Um Strukturen in der Textil- und Bekleidungsindustrie aufzubauen und damit eine gesamtheitliche Lösung für die Kreislaufwirtschaft zu erarbeiten, setzt Lenzing über die Kooperation mit Södra hinaus noch weitere Aktivitäten. Lenzing ist Partner im Horizon Europe Projekt CISUTAC (Circular and Sustainable Textile and Clothing) als auch im österreichischen Projekt EnzATex, die sich beide mit der Kreislaufführung von Textilien beschäftigen.

Lenzing treibt auch im Bereich Digitalisierung Entwicklungen im Rahmen von kooperativen Projekten voran. 2022 startete das FFG-geförderte Projekt REWAI (Reducing Energy and Waste using AI) mit Pro2Future, Universität Linz und TU Graz als Partnern.

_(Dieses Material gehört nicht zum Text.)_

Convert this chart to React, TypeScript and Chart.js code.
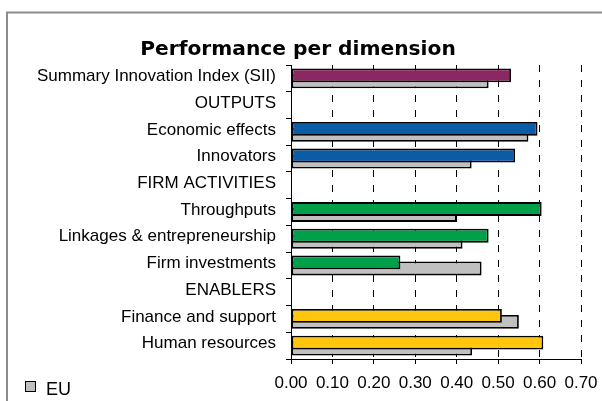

Ziel ist die Entwicklung einer Methode zur Vorhersage der Faserqualität auf Basis vorhandener Sensordaten (über die gesamte Produktion). Damit sollen notwendige Prozessänderungen frühzeitig erkannt und Minderqualitäten vermieden werden.

Neben Kooperationen zu konkreten Fragestellungen setzt Lenzing auch Aktivitäten, die zu einer vermehrten Bewusstseinsbildung beitragen sollen und speziell den Themen Nachhaltigkeit und Kreislaufwirtschaft mehr Sichtbarkeit verschaffen. 2022 wurden erstmals junge Forscher:innen mit dem Lenzing Young Scientist Award für exzellente Forschungsarbeiten in den Kategorien Fashion und Kreislaufwirtschaft, Textilrecycling sowie innovative Nutzung biobasierter Fasern von der Lenzing Gruppe ausgezeichnet. Ziel war es, Studierende zu fördern und eine Plattform zur Vernetzung mit der Textilindustrie zu schaffen. Bachelor- und Masterstudierende konnten sich mit ihren Arbeiten einer Jury aus namhaften Expert:innen der Industrie stellen. Die drei Gewinnerprojekte wurden bei der 61. Global Fiber Conference in Dornbirn mit einem Preisgeld von je EUR 5.000 prämiert.

Die Mitgliedschaft und aktive Mitarbeit in diversen Initiativen und Netzwerken dient einerseits dazu, Themen, vor allem im Bereich Nachhaltigkeit, breiter zu platzieren und gemeinsam voranzutreiben, andererseits ergeben sich daraus oft konkrete Projekte wie EPNOE (European Polysaccharide Network of Excellence) und RCI (Renewable Carbon Initiative), von denen Lenzing jeweils Gründungsmitglied ist.